К исходу следующего дня Гавришко с несколькими уцелевшими танками по приказу оставил Станислав, захватив раненых и освобожденные командирские семьи. Нам не удалось удержать город. Но и немцам не удалось осуществить свой план по окружению отряда Гавришко.
Неподалеку от Тысменицы Гавришко остановил «тридцатьчетверку», вылез наружу. У дороги сидел Подгорбун-ский с ящиком на коленях. Вокруг него толпились ребятишки.
– Вишь, Николай Иосифович, – обрадовался Подгорбунский, – взяли в немецкой машине коробку, думали там горькое, а оказалось – сладкое. Вот мелюзгу и угощаю.
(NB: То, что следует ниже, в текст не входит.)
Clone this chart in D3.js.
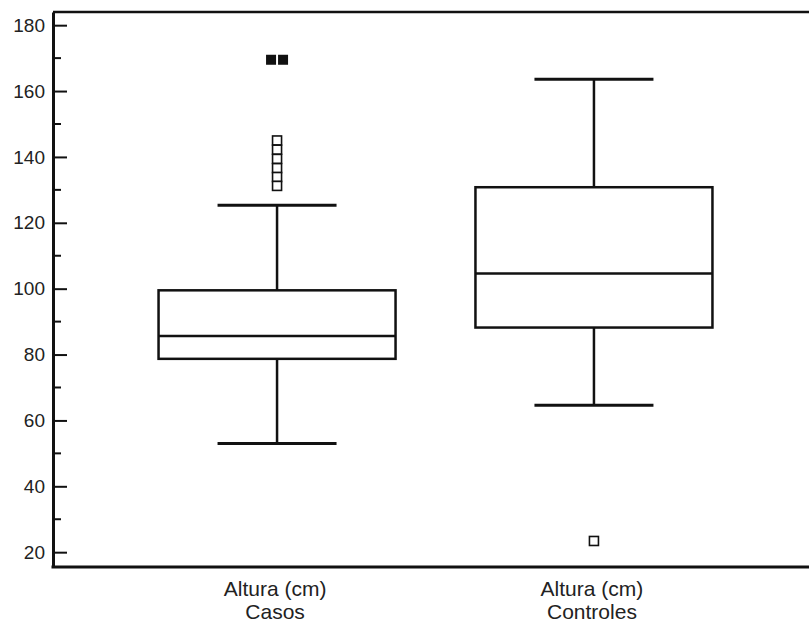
<!DOCTYPE html>
<html>
<head>
<meta charset="utf-8">
<script src="https://cdn.jsdelivr.net/npm/d3@7"></script>
<style>
  body { margin: 0; background: #fff; }
  .chart text { font-family: 'Liberation Sans', Arial, sans-serif; fill: #222; }
</style>
</head>
<body>
<div class="content"></div>
<script>
var width = 809
var height = 623

// group names (two label lines each)
var groups = ['Casos', 'Controles']
var labelTop = ['Altura (cm)', 'Altura (cm)']

// box stats
var whiskerLow = [53, 64.6]
var q1 = [78.7, 88.2]
var median = [85.6, 104.6]
var q3 = [99.5, 130.8]
var whiskerHigh = [125.3, 163.6]

// outliers
var farOutliers = [
    { group: 'Casos', value: 169.5, offset: -6 },
    { group: 'Casos', value: 169.5, offset: 6 }
]
var nearOutliers = [
    { group: 'Casos', value: 145 },
    { group: 'Casos', value: 142.2 },
    { group: 'Casos', value: 139.4 },
    { group: 'Casos', value: 136.6 },
    { group: 'Casos', value: 133.9 },
    { group: 'Casos', value: 131.2 },
    { group: 'Controles', value: 23.4 }
]

var majorTicks = [20, 40, 60, 80, 100, 120, 140, 160, 180]
var minorTicks = [30, 50, 70, 90, 110, 130, 150, 170]

var left = 53

var x = d3.scalePoint()
    .domain(groups)
    .range([left, 818])
    .padding(0.707)

var y = d3.scaleLinear()
    .domain([15.5, 184])
    .range([567, 12])

var boxWidth = 237
var capWidth = 119

var svg = d3.select('.content').append('svg')
    .attr('width', width)
    .attr('height', height)
    .append('g')
    .attr('class', 'chart')

// frame: top and bottom lines running off to the right
svg.append('line')
    .attr('x1', left).attr('x2', width)
    .attr('y1', y(184)).attr('y2', y(184))
    .attr('stroke', '#111').attr('stroke-width', 2.5)

svg.append('line')
    .attr('x1', left - 1.5).attr('x2', width)
    .attr('y1', y(15.5)).attr('y2', y(15.5))
    .attr('stroke', '#111').attr('stroke-width', 3)

// y axis, ticks pointing inside
var yAxis = svg.append('g')
    .attr('transform', 'translate(' + left + ',0)')
    .call(d3.axisLeft(y).tickValues(majorTicks).tickSizeInner(-14).tickSizeOuter(0).tickPadding(8))

yAxis.select('.domain').attr('stroke', '#111').attr('stroke-width', 3)
yAxis.selectAll('.tick line').attr('stroke', '#111').attr('stroke-width', 2)
yAxis.selectAll('.tick text')
    .style('font-family', "'Liberation Sans', Arial, sans-serif")
    .style('font-size', '19px')
    .attr('fill', '#222')

svg.append('g')
    .attr('class', 'minor')
    .selectAll('line')
    .data(minorTicks)
    .enter().append('line')
    .attr('x1', left).attr('x2', left + 8)
    .attr('y1', function(d) { return y(d) })
    .attr('y2', function(d) { return y(d) })
    .attr('stroke', '#111').attr('stroke-width', 2)

// boxes
var box = svg.append('g')
    .attr('class', 'boxes')
    .selectAll('g')
    .data(groups)
    .enter().append('g')

box.append('line')
    .attr('x1', function(d) { return x(d) })
    .attr('x2', function(d) { return x(d) })
    .attr('y1', function(d, i) { return y(whiskerHigh[i]) })
    .attr('y2', function(d, i) { return y(q3[i]) })
    .attr('stroke', '#111').attr('stroke-width', 2.5)

box.append('line')
    .attr('x1', function(d) { return x(d) })
    .attr('x2', function(d) { return x(d) })
    .attr('y1', function(d, i) { return y(q1[i]) })
    .attr('y2', function(d, i) { return y(whiskerLow[i]) })
    .attr('stroke', '#111').attr('stroke-width', 2.5)

box.append('line')
    .attr('x1', function(d) { return x(d) - capWidth / 2 })
    .attr('x2', function(d) { return x(d) + capWidth / 2 })
    .attr('y1', function(d, i) { return y(whiskerHigh[i]) })
    .attr('y2', function(d, i) { return y(whiskerHigh[i]) })
    .attr('stroke', '#111').attr('stroke-width', 3)

box.append('line')
    .attr('x1', function(d) { return x(d) - capWidth / 2 })
    .attr('x2', function(d) { return x(d) + capWidth / 2 })
    .attr('y1', function(d, i) { return y(whiskerLow[i]) })
    .attr('y2', function(d, i) { return y(whiskerLow[i]) })
    .attr('stroke', '#111').attr('stroke-width', 3)

box.append('rect')
    .attr('x', function(d) { return x(d) - boxWidth / 2 })
    .attr('width', boxWidth)
    .attr('y', function(d, i) { return y(q3[i]) })
    .attr('height', function(d, i) { return y(q1[i]) - y(q3[i]) })
    .attr('fill', 'none')
    .attr('stroke', '#111').attr('stroke-width', 2.5)

box.append('line')
    .attr('x1', function(d) { return x(d) - boxWidth / 2 })
    .attr('x2', function(d) { return x(d) + boxWidth / 2 })
    .attr('y1', function(d, i) { return y(median[i]) })
    .attr('y2', function(d, i) { return y(median[i]) })
    .attr('stroke', '#111').attr('stroke-width', 2.5)

// outliers
var sq = 9
svg.append('g')
    .selectAll('rect')
    .data(nearOutliers)
    .enter().append('rect')
    .attr('x', function(d) { return x(d.group) - sq / 2 })
    .attr('y', function(d) { return y(d.value) - sq / 2 })
    .attr('width', sq).attr('height', sq)
    .attr('fill', '#fff')
    .attr('stroke', '#111').attr('stroke-width', 1.6)

svg.append('g')
    .selectAll('rect')
    .data(farOutliers)
    .enter().append('rect')
    .attr('x', function(d) { return x(d.group) + d.offset - 5 })
    .attr('y', function(d) { return y(d.value) - 5 })
    .attr('width', 10).attr('height', 10)
    .attr('fill', '#111')

// category labels
var labels = svg.append('g')
    .selectAll('text')
    .data(groups)
    .enter().append('text')
    .attr('x', function(d) { return x(d) - 2 })
    .attr('text-anchor', 'middle')
    .style('font-size', '21px')

labels.append('tspan')
    .attr('x', function(d) { return x(d) - 2 })
    .attr('y', 596)
    .text(function(d, i) { return labelTop[i] })

labels.append('tspan')
    .attr('x', function(d) { return x(d) - 2 })
    .attr('y', 619)
    .text(function(d) { return d })
</script>
</body>
</html>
Тут одного паренька «москалем» кличут, вроде командира какого-то сынок. Тебя, «москаль», как звать?
– Валерка, – нерешительно ответил мальчуган в драном кожушке.
– Валерка? – дрогнувшим голосом переспросил Гавришко и, не различая дороги, расставив руки, пошел на паренька.
Растрепанная женщина, в одной кофте выскочившая из ближнего домика, была женой Гавришко…
Возвращаясь в штаб армии, я побывал в нескольких батальонах и полках и убедился, что бои на широком фронте имеют одну не обнаруживавшуюся прежде столь определенно особенность. Командир подразделения стал гораздо более независим. Возрастают его ответственность и его власть. И это служит проверкой не только военных, организаторских качеств, но и моральных.
Обедая с одним из командиров батальонов, я заметил:
– Борщ у вас знатный.
– У меня повар будь здоров, в ленинградском ресторане работал, – улыбнулся польщенный комбат.
– То есть как у вас?
– Грех такого мастера на солдатской кухне держать. Я и решил его к себе забрать, личным поваром сделать.
– Разве вам положен свой повар и два ординарца? – Ну, товарищ генерал, это формальности – положено не положено. Мне и оборону в десять километров занимать не положено, а занимаю….
Самоуверенный капитан, жаловавшийся на нехватку людей («каждый солдат на счету»), не сомневался в своем праве держать для обслуживания собственной персоны не только «личного повара», но и двух ординарцев. Пришлось поколебать убеждения командира батальона – повар был возвращен на солдатскую кухню, а второй ординарец – в роту.